_WHAT THE TASK ASKS_
Set down the data below from its first line to the line holding "Chart.register(...registerables);", inclusive; omit all pictures.

↓↓↓

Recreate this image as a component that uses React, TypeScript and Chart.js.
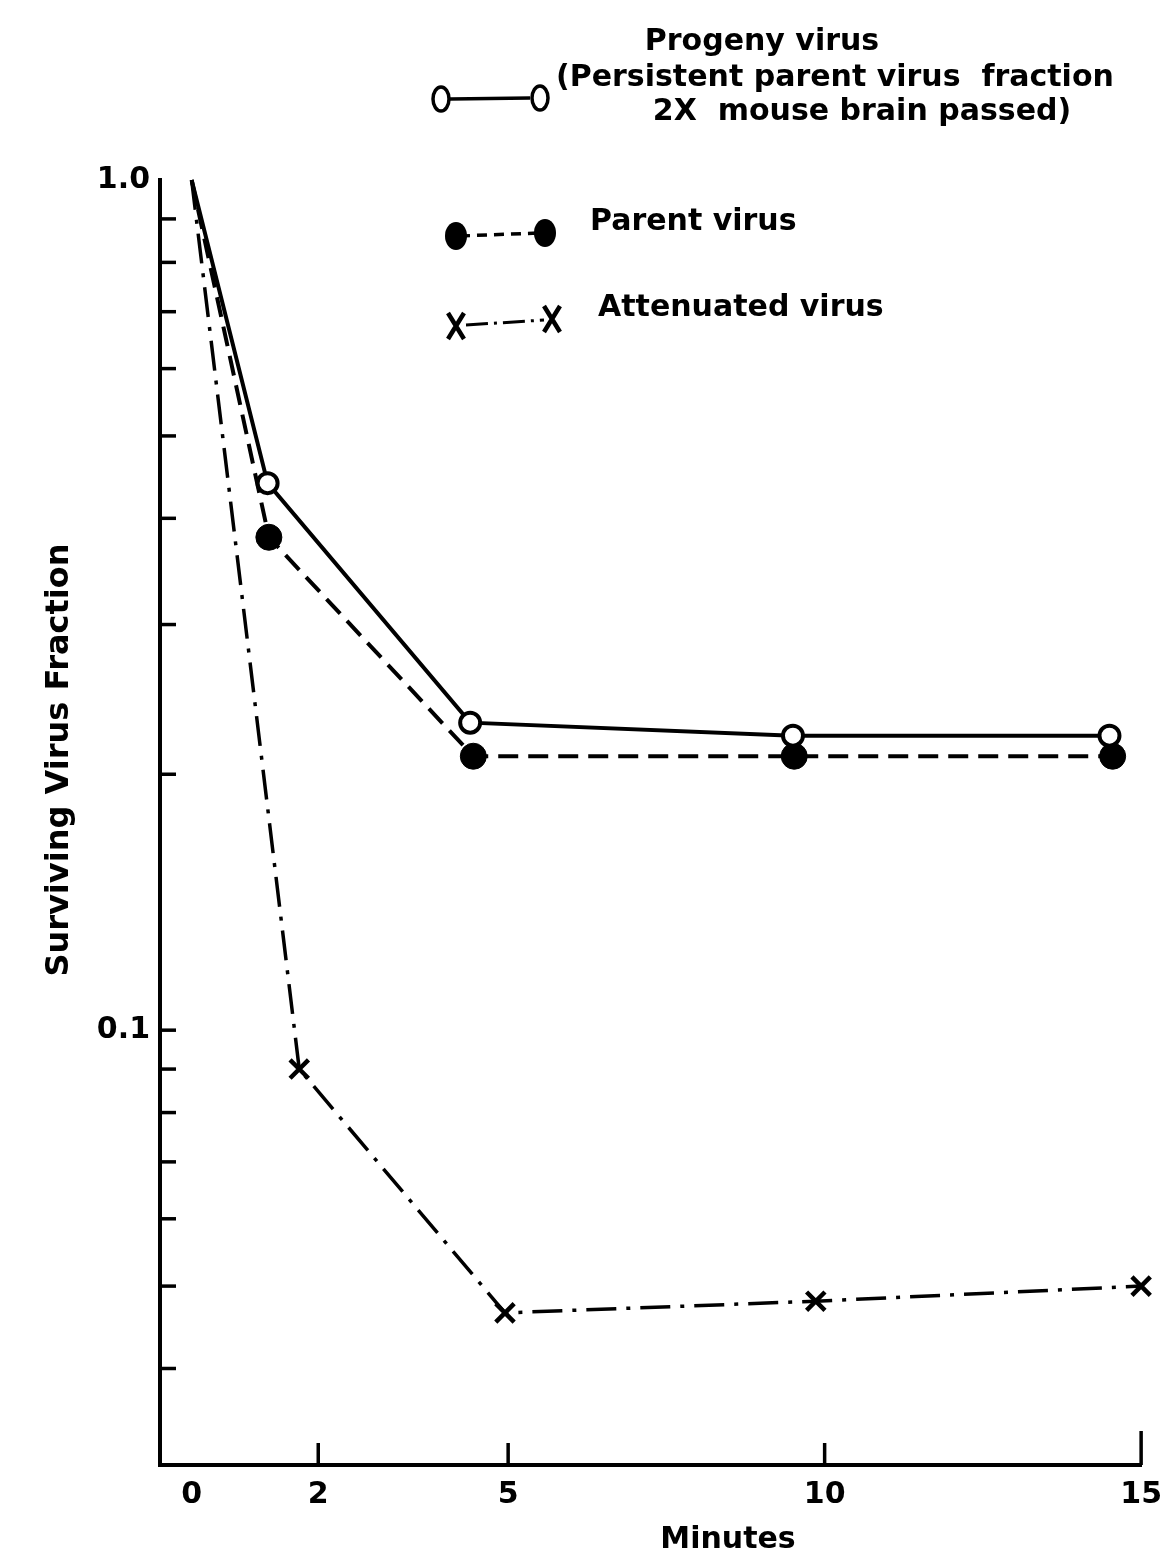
import React, { useEffect, useRef } from 'react';
import { Chart, registerables } from 'chart.js';

Chart.register(...registerables);

// ---- data ----
const minuteTicks = [0, 2, 5, 10, 15];
const fractionTicks = [1.0, 0.9, 0.8, 0.7, 0.6, 0.5, 0.4, 0.3, 0.2, 0.1, 0.09, 0.08, 0.07, 0.06, 0.05, 0.04];
const labeledFractions = ['1.0', '0.1'];

const progenyMinutes = [0, 1.2, 4.4, 9.5, 14.5];
const progenyFraction = [1.0, 0.44, 0.23, 0.222, 0.222];

const parentMinutes = [0, 1.22, 4.45, 9.52, 14.55];
const parentFraction = [1.0, 0.38, 0.21, 0.21, 0.21];

const attenuatedMinutes = [0, 1.7, 4.95, 9.86, 15];
const attenuatedFraction = [1.0, 0.09, 0.0465, 0.048, 0.05];

const xAxisTitle = 'Minutes';
const yAxisTitle = 'Surviving Virus Fraction';
const legendProgeny = ['Progeny virus', '(Persistent parent virus  fraction', '2X  mouse brain passed)'];
const legendParent = 'Parent virus';
const legendAttenuated = 'Attenuated virus';

const FONT = "'DejaVu Sans', 'Liberation Sans', sans-serif";

const toPoints = (xs: number[], ys: number[]) => xs.map((x, i) => ({ x, y: ys[i] }));

const annotate = {
  id: 'annotate',
  afterDraw(chart: any) {
    const ctx = chart.ctx as CanvasRenderingContext2D;
    const xs = chart.scales.x;
    const ys = chart.scales.y;
    const area = chart.chartArea;
    ctx.save();
    ctx.strokeStyle = '#000';
    ctx.fillStyle = '#000';
    ctx.lineWidth = 3.5;
    ctx.lineCap = 'butt';
    // inside tick marks on y
    fractionTicks.forEach((v) => {
      if (v >= 1) return;
      const py = ys.getPixelForValue(v);
      ctx.beginPath();
      ctx.moveTo(area.left, py);
      ctx.lineTo(area.left + 16, py);
      ctx.stroke();
    });
    // inside tick marks on x
    minuteTicks.forEach((v) => {
      if (v === 0) return;
      const px = xs.getPixelForValue(v);
      const len = v === 15 ? 34 : 22;
      ctx.beginPath();
      ctx.moveTo(px, area.bottom);
      ctx.lineTo(px, area.bottom - len);
      ctx.stroke();
    });

    // axis titles
    ctx.font = `bold 30px ${FONT}`;
    ctx.textAlign = 'center';
    ctx.textBaseline = 'middle';
    ctx.fillText(xAxisTitle, 728, 1540);
    ctx.save();
    ctx.translate(60, 760);
    ctx.rotate(-Math.PI / 2);
    ctx.font = `bold 32px ${FONT}`;
    ctx.fillText(yAxisTitle, 0, 0);
    ctx.restore();

    // legend
    ctx.font = `bold 30px ${FONT}`;
    ctx.textAlign = 'center';
    ctx.fillText(legendProgeny[0], 762, 42);
    ctx.textAlign = 'left';
    ctx.fillText(legendProgeny[1], 556, 78);
    ctx.textAlign = 'center';
    ctx.fillText(legendProgeny[2], 862, 112);
    ctx.textAlign = 'left';
    ctx.fillText(legendParent, 590, 222);
    ctx.fillText(legendAttenuated, 598, 308);

    // progeny sample
    ctx.lineWidth = 3.5;
    ctx.setLineDash([]);
    ctx.beginPath();
    ctx.moveTo(450, 99);
    ctx.lineTo(530, 98);
    ctx.stroke();
    [[441, 99], [540, 98]].forEach(([cx, cy]) => {
      ctx.beginPath();
      ctx.ellipse(cx, cy, 8, 12, 0, 0, Math.PI * 2);
      ctx.fillStyle = '#fff';
      ctx.fill();
      ctx.stroke();
    });
    ctx.fillStyle = '#000';

    // parent sample
    ctx.setLineDash([10, 7]);
    ctx.beginPath();
    ctx.moveTo(460, 236);
    ctx.lineTo(540, 233);
    ctx.stroke();
    ctx.setLineDash([]);
    [[456, 236], [545, 233]].forEach(([cx, cy]) => {
      ctx.beginPath();
      ctx.ellipse(cx, cy, 11, 14, 0, 0, Math.PI * 2);
      ctx.fill();
    });

    // attenuated sample
    ctx.setLineDash([22, 6, 3, 6]);
    ctx.lineWidth = 3;
    ctx.beginPath();
    ctx.moveTo(466, 325);
    ctx.lineTo(544, 320);
    ctx.stroke();
    ctx.setLineDash([]);
    ctx.lineWidth = 4.5;
    [[456, 326], [552, 319]].forEach(([cx, cy]) => {
      ctx.beginPath();
      ctx.moveTo(cx - 8, cy - 13);
      ctx.lineTo(cx + 8, cy + 13);
      ctx.moveTo(cx + 8, cy - 13);
      ctx.lineTo(cx - 8, cy + 13);
      ctx.stroke();
    });
    ctx.restore();
  },
};

export default function App() {
  const ref = useRef<HTMLCanvasElement | null>(null);
  useEffect(() => {
    if (!ref.current) return;
    const chart = new Chart(ref.current, {
      type: 'line',
      data: {
        datasets: [
          {
            label: 'Progeny virus',
            data: toPoints(progenyMinutes, progenyFraction),
            borderColor: '#000',
            borderWidth: 4,
            backgroundColor: '#fff',
            pointBackgroundColor: '#fff',
            pointBorderColor: '#000',
            pointBorderWidth: 4,
            pointRadius: [0, 10, 10, 10, 10],
            pointStyle: 'circle',
            tension: 0,
            clip: false,
          },
          {
            label: 'Parent virus',
            data: toPoints(parentMinutes, parentFraction),
            borderColor: '#000',
            borderWidth: 4,
            borderDash: [20, 10],
            backgroundColor: '#000',
            pointBackgroundColor: '#000',
            pointBorderColor: '#000',
            pointBorderWidth: 1,
            pointRadius: [0, 13, 13, 13, 13],
            pointStyle: 'circle',
            tension: 0,
            clip: false,
          },
          {
            label: 'Attenuated virus',
            data: toPoints(attenuatedMinutes, attenuatedFraction),
            borderColor: '#000',
            borderWidth: 3.5,
            borderDash: [30, 10, 4, 10],
            backgroundColor: '#000',
            pointBorderColor: '#000',
            pointBorderWidth: 4.5,
            pointRadius: [0, 13, 13, 13, 13],
            pointStyle: 'crossRot',
            tension: 0,
            clip: false,
          },
        ],
      },
      options: {
        animation: false,
        responsive: false,
        layout: { padding: { top: 180, right: 24, bottom: 0, left: 0 } },
        plugins: { legend: { display: false }, tooltip: { enabled: false }, title: { display: false } },
        scales: {
          x: {
            type: 'linear',
            min: -0.5,
            max: 15,
            grid: { display: false, drawTicks: false },
            border: { display: true, color: '#000', width: 4 },
            ticks: {
              autoSkip: false,
              color: '#000',
              padding: 12,
              font: { family: FONT, size: 30, weight: 'bold' },
              callback: (v: any) => String(v),
            },
            afterBuildTicks: (s: any) => {
              s.ticks = minuteTicks.map((v) => ({ value: v }));
            },
            afterFit: (s: any) => {
              s.height = 98;
            },
          },
          y: {
            type: 'logarithmic',
            min: 0.0308,
            max: 1.0,
            grid: { display: false, drawTicks: false },
            border: { display: true, color: '#000', width: 4 },
            ticks: {
              autoSkip: false,
              color: '#000',
              padding: 10,
              font: { family: FONT, size: 30, weight: 'bold' },
              callback: (v: any) => {
                const s = Number(v).toFixed(1);
                return Math.abs(Number(v) - Number(s)) < 1e-9 && labeledFractions.includes(s) ? s : '';
              },
            },
            afterBuildTicks: (s: any) => {
              s.ticks = fractionTicks.map((v) => ({ value: v }));
            },
            afterFit: (s: any) => {
              s.width = 160;
            },
          },
        },
      },
      plugins: [annotate],
    });
    return () => chart.destroy();
  }, []);
  return (
    <div style={{ position: 'absolute', left: 0, top: 0, width: 1174, height: 1563, background: '#fff' }}>
      <canvas ref={ref} width={1174} height={1563} style={{ display: 'block' }} />
    </div>
  );
}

↑↑↑

_TASK ANSWER_
Recreate this image as a component that uses React, TypeScript and Chart.js.
import React, { useEffect, useRef } from 'react';
import { Chart, registerables } from 'chart.js';

Chart.register(...registerables);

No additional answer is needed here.